TUP wrote: Where is the data for lower T14 SAs other than M? Not doubting your claims, just wondering because the gap hasn't been that significant for the last half decade.
It's gonna be hard to get definitive answers. Believe me, I'm facing an NYU/Mich choice with job prospects as my top priority, and I'm having trouble figuring things out. But it seems pretty safe to say that of c/o of 2012 Chicago had 77% doing summer SAs, NYU had 70%, and Michigan had 55%. So does this mean CCN blows MVPCDNG out of the water? Well...

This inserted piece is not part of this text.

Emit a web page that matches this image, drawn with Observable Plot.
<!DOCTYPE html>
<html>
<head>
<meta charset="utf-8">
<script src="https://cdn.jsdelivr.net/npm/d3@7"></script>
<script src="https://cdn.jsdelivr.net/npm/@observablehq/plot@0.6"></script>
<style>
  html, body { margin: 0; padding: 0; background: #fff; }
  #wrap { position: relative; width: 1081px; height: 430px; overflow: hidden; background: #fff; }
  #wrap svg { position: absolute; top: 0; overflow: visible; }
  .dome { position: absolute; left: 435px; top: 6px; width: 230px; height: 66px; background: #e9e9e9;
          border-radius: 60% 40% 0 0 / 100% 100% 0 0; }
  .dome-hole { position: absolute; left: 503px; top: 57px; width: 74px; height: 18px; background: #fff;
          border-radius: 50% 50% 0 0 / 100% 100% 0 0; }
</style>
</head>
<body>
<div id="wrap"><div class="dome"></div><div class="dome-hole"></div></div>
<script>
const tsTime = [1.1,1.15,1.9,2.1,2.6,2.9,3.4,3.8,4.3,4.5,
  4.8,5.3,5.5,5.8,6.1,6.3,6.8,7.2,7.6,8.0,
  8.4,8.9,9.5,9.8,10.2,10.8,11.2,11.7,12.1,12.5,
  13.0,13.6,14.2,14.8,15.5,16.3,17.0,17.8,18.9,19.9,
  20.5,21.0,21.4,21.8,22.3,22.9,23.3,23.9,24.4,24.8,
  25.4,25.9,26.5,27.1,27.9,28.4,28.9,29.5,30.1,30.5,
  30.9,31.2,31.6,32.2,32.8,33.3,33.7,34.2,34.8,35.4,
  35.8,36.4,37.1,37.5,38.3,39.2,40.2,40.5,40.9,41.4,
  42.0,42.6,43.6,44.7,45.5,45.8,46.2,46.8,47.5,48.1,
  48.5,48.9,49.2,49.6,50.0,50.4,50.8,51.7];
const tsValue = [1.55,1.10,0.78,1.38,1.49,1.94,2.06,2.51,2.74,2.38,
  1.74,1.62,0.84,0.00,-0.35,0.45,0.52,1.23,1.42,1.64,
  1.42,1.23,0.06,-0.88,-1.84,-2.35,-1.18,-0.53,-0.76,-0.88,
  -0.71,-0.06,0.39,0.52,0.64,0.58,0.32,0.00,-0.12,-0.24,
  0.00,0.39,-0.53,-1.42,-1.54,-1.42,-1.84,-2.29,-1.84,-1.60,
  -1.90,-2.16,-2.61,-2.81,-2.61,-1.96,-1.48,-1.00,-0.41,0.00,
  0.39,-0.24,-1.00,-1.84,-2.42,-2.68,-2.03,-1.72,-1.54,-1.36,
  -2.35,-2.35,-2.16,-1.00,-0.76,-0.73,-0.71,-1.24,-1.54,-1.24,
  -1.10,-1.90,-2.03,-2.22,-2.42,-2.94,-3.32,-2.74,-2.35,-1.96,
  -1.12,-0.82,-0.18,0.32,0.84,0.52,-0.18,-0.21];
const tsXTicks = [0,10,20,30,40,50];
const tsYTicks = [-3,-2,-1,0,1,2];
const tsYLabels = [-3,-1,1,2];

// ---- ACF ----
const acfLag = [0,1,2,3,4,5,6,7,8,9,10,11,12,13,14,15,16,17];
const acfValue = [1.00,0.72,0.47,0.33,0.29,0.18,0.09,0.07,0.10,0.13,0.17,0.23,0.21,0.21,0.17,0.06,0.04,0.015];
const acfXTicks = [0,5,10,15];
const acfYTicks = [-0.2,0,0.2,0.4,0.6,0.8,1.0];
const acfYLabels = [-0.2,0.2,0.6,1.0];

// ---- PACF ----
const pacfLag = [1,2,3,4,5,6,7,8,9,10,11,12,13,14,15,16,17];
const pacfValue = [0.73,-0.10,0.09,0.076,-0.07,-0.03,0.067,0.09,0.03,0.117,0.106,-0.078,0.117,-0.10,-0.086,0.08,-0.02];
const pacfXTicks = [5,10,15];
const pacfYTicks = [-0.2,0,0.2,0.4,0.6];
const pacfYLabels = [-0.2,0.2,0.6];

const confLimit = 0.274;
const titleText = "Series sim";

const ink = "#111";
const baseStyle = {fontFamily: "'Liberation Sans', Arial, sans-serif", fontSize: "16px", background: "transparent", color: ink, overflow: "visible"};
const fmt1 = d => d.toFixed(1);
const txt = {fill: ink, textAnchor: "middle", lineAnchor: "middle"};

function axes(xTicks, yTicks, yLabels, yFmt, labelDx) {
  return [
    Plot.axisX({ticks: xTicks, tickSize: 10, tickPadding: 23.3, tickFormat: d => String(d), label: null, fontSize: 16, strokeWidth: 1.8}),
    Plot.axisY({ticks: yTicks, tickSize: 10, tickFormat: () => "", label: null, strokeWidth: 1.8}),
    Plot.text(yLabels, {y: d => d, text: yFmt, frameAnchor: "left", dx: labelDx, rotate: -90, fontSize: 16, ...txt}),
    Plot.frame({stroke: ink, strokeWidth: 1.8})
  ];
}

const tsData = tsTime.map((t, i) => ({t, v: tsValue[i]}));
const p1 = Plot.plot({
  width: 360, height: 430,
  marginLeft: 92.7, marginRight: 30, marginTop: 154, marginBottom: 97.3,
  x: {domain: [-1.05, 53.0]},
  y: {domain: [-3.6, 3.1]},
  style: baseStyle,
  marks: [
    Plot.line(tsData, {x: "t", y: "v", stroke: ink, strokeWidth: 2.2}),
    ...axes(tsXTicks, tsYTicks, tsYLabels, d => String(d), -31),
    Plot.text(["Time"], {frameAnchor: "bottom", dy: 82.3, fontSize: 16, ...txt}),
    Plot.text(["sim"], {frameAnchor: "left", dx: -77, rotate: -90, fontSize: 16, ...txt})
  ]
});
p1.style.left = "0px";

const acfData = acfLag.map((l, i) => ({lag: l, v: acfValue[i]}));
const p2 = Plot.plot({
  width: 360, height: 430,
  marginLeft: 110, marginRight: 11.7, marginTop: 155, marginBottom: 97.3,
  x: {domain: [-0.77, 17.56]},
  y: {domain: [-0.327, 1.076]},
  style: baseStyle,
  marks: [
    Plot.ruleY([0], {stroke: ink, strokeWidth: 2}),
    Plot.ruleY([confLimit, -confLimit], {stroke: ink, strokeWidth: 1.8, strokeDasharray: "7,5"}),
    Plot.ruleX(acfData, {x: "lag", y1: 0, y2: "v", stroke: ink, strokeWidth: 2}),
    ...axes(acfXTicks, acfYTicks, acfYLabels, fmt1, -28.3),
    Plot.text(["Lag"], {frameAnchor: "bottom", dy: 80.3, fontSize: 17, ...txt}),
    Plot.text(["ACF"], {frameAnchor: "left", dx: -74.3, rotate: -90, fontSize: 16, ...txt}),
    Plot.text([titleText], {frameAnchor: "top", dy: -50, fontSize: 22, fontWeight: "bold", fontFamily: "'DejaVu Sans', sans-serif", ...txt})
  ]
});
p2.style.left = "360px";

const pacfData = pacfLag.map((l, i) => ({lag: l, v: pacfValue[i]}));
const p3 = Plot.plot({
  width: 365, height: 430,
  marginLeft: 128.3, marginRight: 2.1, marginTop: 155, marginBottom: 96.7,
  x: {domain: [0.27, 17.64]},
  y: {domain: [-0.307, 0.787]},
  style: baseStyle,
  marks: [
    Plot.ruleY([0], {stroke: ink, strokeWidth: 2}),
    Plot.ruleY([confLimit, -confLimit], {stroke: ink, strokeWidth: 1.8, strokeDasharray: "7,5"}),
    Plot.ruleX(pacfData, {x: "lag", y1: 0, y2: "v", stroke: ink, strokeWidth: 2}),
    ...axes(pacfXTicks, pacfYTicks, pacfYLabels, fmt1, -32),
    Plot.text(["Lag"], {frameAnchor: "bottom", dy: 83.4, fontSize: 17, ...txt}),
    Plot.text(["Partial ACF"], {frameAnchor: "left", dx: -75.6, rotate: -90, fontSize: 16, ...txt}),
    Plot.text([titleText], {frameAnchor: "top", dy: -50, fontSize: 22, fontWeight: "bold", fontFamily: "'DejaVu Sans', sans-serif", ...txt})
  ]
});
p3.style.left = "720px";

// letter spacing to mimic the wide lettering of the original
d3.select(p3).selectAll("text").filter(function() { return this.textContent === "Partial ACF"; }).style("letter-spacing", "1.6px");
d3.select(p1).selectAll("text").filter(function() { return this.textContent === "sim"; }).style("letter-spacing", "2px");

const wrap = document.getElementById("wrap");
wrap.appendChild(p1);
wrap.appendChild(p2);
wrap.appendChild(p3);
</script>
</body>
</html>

-General consensus on NU and Penn OCI threads seemed to be things went significantly better this year. Median gave you a good shot at getting Biglaw.

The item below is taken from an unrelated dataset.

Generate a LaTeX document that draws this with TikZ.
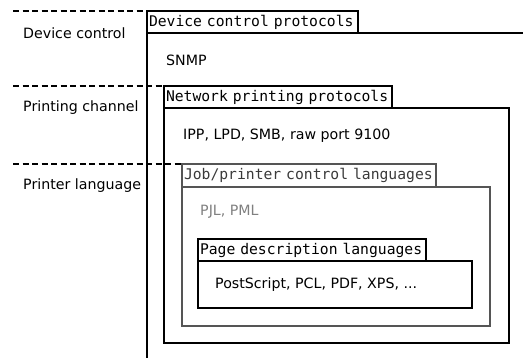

-Someone leaked that Duke put 65%+ of its class into SA positions at 2009 OCI, i.e.: the Really Horrible Year. That would be comparable to Columbia and NYU for that year. And yet Duke only had 38% of grads get NLJ 250 in 2010, which was way worse than any of its T-14 peers.
-Consider that for the classes of 2007-2008, the truly boom years when it was very easy to get Biglaw at any T-14 school, Michigan only put 50-55% of its class into NLJ 250. Historically big city schools with a private sector focus have always had better stats when it comes to metrics like NLJ 250 or NLJ 250+clerkships: Penn, Cornell, NYU and Columbia, NU, Chicago. And yet most people on TLS would advise someone to pick Michigan over Cornell. Heck, I've seen polls where Michigan$$ won convincingly over Chicago sticker.
-Because NY and V-10 type firms started hiring again so quickly while other markets stayed dead, NYC-centered schools probably fared better the last couple of years at OCI. As the market thaws that gap may close a bit.
So yeah, it's complicated. I think CCN probably does have a placement advantage that you have to take into consideration, but I don't think it's as massive as the numbers may indicate.
I also think T-14 schools should start posting recent summer job data like Chicago, Michigan and NYU have, instead of letting us rely on two-year old employment data.